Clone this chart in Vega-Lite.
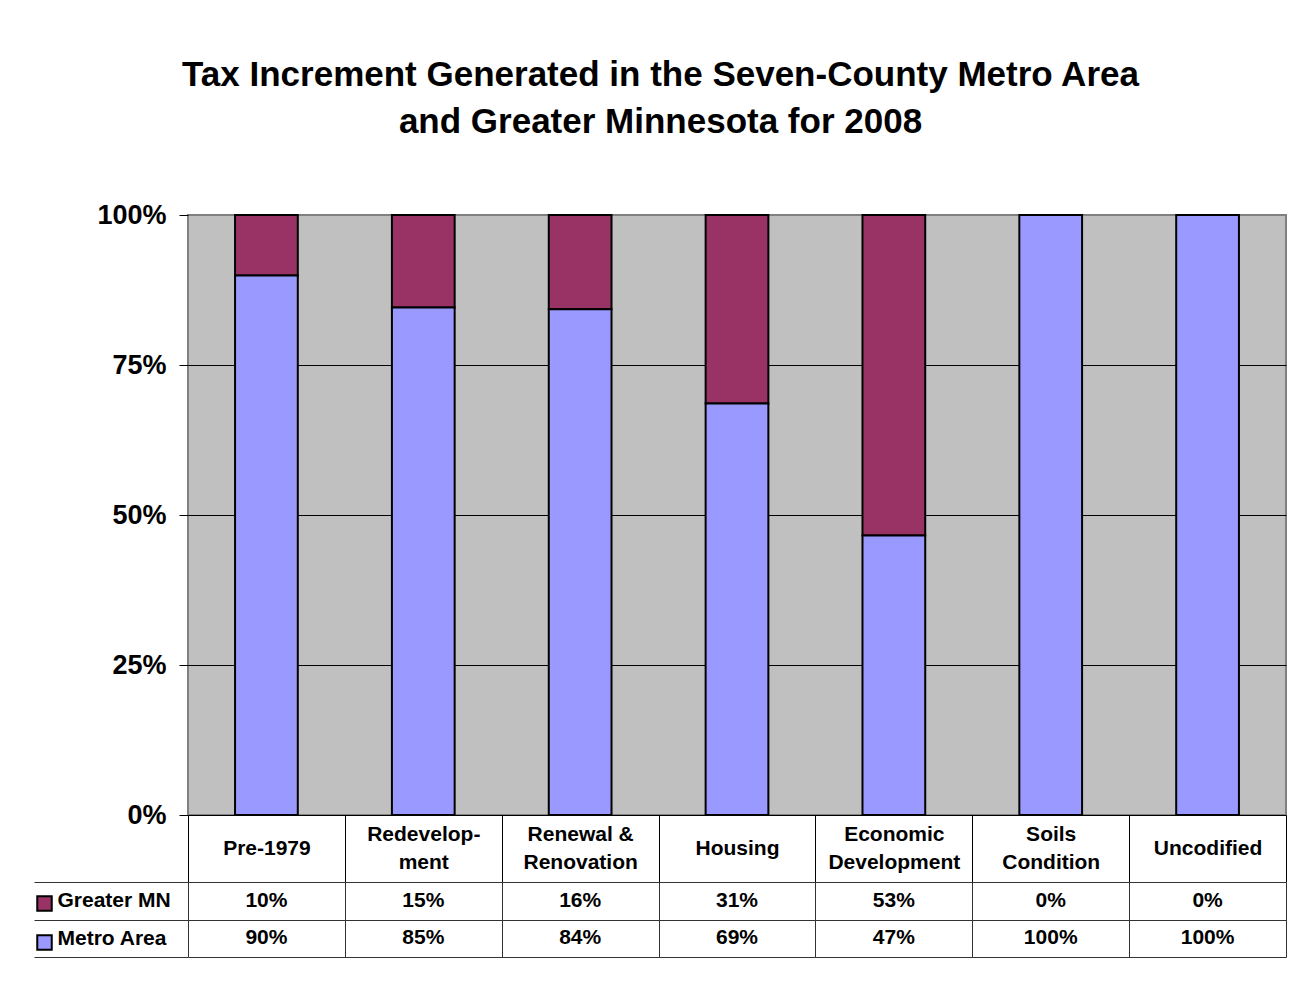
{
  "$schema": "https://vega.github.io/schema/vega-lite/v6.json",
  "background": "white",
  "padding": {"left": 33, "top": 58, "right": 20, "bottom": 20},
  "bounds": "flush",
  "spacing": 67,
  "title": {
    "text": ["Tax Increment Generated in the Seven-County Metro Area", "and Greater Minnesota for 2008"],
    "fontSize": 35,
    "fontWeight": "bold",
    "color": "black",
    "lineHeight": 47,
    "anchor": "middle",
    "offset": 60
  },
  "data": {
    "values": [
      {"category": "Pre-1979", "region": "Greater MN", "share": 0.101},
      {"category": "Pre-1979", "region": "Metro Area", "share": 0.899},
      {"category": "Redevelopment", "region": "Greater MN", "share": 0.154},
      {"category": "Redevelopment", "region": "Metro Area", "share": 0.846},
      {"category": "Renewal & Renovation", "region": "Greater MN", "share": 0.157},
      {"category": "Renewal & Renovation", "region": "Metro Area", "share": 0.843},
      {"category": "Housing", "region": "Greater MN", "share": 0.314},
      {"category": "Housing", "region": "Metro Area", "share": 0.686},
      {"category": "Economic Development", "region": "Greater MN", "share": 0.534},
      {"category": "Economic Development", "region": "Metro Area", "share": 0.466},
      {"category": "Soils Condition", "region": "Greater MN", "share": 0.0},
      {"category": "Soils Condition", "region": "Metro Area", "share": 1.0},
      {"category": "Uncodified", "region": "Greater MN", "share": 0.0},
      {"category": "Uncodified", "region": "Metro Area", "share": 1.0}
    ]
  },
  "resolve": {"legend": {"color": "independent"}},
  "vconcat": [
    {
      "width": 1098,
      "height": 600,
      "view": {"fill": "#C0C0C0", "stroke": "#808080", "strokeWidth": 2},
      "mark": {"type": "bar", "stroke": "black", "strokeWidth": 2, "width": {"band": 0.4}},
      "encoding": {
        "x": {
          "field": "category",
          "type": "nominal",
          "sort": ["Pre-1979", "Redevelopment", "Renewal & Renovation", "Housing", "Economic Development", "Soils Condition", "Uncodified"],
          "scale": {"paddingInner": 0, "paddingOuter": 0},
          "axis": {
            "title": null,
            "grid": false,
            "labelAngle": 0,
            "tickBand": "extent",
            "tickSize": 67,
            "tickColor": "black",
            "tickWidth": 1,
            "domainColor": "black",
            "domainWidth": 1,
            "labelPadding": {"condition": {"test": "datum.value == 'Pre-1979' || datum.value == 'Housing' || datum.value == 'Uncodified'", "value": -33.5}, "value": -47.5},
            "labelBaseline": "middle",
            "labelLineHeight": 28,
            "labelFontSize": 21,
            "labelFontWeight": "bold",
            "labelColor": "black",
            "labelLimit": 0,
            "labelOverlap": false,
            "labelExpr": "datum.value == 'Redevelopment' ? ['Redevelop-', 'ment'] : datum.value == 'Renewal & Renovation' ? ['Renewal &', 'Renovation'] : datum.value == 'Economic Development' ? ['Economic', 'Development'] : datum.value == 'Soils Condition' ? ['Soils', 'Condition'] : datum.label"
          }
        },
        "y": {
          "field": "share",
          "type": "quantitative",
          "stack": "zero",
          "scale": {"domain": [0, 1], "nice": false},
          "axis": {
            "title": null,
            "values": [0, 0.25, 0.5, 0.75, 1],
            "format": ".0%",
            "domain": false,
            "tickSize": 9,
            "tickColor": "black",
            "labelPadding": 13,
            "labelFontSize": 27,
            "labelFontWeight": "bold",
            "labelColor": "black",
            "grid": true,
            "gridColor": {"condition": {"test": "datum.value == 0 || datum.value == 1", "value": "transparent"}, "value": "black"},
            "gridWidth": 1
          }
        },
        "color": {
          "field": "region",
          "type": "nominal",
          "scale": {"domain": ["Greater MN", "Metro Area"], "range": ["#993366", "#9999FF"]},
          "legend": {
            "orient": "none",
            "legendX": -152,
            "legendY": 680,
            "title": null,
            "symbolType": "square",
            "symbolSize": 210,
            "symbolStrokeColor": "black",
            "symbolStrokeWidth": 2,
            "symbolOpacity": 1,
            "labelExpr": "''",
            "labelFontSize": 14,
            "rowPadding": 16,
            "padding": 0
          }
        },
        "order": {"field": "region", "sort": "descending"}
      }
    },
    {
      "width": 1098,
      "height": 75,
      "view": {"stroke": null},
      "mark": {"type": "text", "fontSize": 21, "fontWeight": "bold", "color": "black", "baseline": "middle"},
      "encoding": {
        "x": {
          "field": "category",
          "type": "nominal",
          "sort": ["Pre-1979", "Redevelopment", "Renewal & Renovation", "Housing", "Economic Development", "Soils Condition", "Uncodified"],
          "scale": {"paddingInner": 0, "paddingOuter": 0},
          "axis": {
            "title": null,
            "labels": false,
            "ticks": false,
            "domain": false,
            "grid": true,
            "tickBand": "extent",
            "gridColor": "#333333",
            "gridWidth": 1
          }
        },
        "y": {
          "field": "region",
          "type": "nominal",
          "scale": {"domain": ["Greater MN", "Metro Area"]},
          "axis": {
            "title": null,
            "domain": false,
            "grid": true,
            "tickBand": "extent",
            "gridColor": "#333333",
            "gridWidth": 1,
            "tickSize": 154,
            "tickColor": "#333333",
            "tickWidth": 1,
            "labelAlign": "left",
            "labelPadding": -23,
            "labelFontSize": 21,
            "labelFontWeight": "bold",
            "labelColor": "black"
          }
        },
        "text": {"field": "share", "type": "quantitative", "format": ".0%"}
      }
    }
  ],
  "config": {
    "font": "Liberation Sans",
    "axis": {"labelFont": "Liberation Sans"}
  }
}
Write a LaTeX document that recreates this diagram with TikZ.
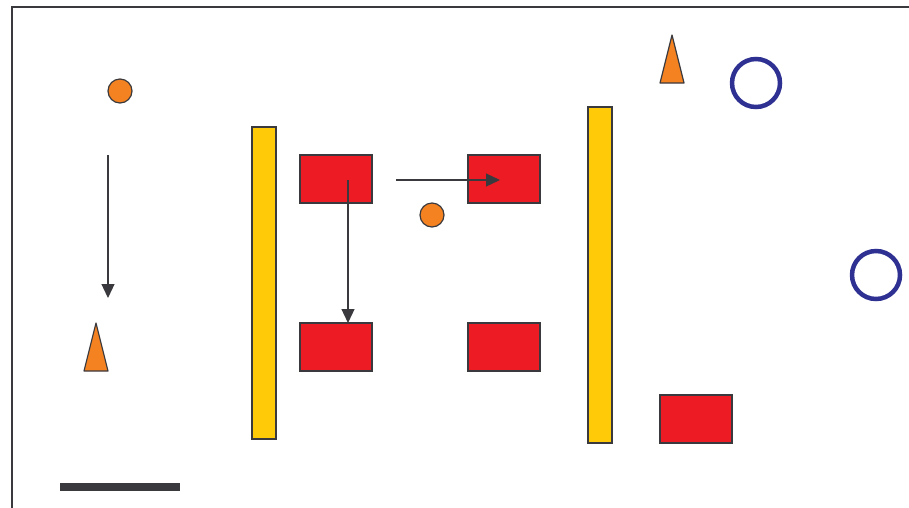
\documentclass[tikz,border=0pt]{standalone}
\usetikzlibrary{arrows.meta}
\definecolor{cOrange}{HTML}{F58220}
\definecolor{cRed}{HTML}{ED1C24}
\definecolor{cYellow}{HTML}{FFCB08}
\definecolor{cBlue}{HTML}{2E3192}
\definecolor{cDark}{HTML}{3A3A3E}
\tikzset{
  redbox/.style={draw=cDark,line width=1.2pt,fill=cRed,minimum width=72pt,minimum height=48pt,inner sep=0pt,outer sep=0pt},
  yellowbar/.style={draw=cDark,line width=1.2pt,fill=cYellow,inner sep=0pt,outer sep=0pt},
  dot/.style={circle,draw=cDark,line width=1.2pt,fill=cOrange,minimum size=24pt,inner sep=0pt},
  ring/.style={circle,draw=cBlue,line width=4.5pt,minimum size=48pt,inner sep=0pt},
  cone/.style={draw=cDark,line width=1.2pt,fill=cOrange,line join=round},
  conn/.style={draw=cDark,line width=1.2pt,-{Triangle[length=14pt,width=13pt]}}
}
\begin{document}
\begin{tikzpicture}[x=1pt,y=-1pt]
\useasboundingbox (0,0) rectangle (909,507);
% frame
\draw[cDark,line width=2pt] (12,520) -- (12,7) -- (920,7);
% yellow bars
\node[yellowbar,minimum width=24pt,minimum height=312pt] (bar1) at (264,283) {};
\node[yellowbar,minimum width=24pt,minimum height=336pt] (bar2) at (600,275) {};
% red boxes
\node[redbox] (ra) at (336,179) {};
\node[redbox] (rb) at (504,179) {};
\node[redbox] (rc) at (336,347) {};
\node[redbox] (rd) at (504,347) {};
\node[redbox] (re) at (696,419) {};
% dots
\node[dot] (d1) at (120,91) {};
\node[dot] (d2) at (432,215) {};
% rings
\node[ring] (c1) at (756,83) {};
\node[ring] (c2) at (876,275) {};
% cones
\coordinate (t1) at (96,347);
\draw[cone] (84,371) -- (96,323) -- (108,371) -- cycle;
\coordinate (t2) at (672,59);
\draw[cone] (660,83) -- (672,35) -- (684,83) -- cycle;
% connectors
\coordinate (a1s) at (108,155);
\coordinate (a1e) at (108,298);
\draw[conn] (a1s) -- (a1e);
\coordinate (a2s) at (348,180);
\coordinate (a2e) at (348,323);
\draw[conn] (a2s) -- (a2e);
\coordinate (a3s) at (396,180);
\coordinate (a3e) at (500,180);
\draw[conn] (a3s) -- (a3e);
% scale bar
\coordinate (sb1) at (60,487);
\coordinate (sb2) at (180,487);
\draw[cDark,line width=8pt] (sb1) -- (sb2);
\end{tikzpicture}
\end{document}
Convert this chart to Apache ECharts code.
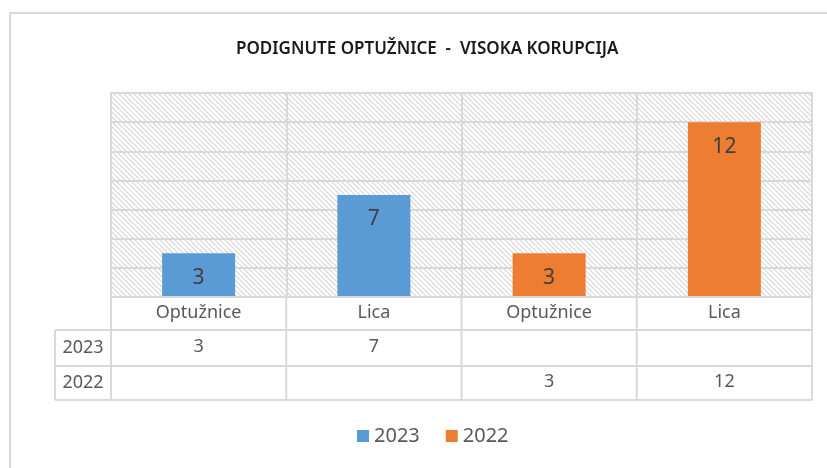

_ _ _ _

▸ **EXERCISE**
Search the entries for "this" and copy out each line that has it.

▸ **OUTPUT OF THE EXERCISE**
Clone this chart in Vega-Lite.
Write a LaTeX document that recreates this diagram with TikZ.
Convert this chart to Apache ECharts code.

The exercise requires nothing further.